Miguel Fuentes, Juan Pablo Cárdenas, Natalia Carro, Mariana Lozada

Abstract


Converging evidence demonstrates that social relationships are crucial for healthy development during childhood. Given the high behavioral plasticity in children, in the present work we seek to evaluate whether an intervention including cooperative and mindfulness-based activities could improve social relationships in middle-aged children. Thus, the aim of this study is to quantitatively analyze the impact of this kind of intervention on social networking in 6-7 year-olds. In a school context, we conducted a three month intervention in a class (experimental group), which involved 24 participants.
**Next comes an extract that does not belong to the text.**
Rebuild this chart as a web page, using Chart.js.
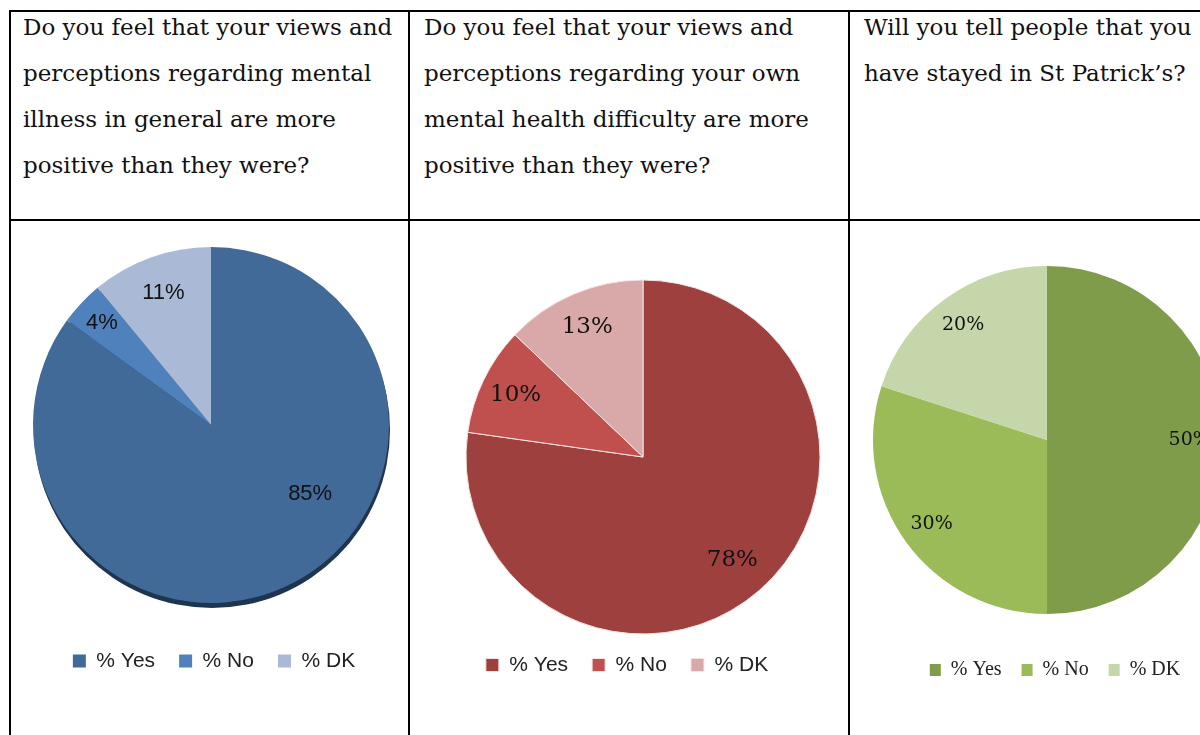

Another class of 20 children was randomly assigned as control group, which followed the usual school program. Social networks were compared before and after the intervention by means of a questionnaire asking each child to mention which peers they would like to play with, and which they do not.  After the intervention, social network analysis showed an increase in the number and diversity of positive links between peers, and a reduction in negative ones. We also found a higher level of integration, indicated by enhanced positive networks where children with many positive connections tended to connect with those with few links; there were also more positive links between genders. This favorable change could reflect an increase in children’s awareness of themselves and others, fostering the emergence of collaboration and empathic concern. The methodology used here shows how quantitative methods coming from complexity science can be applied to social systems in order to, for example, promote cooperation and avoid bullying.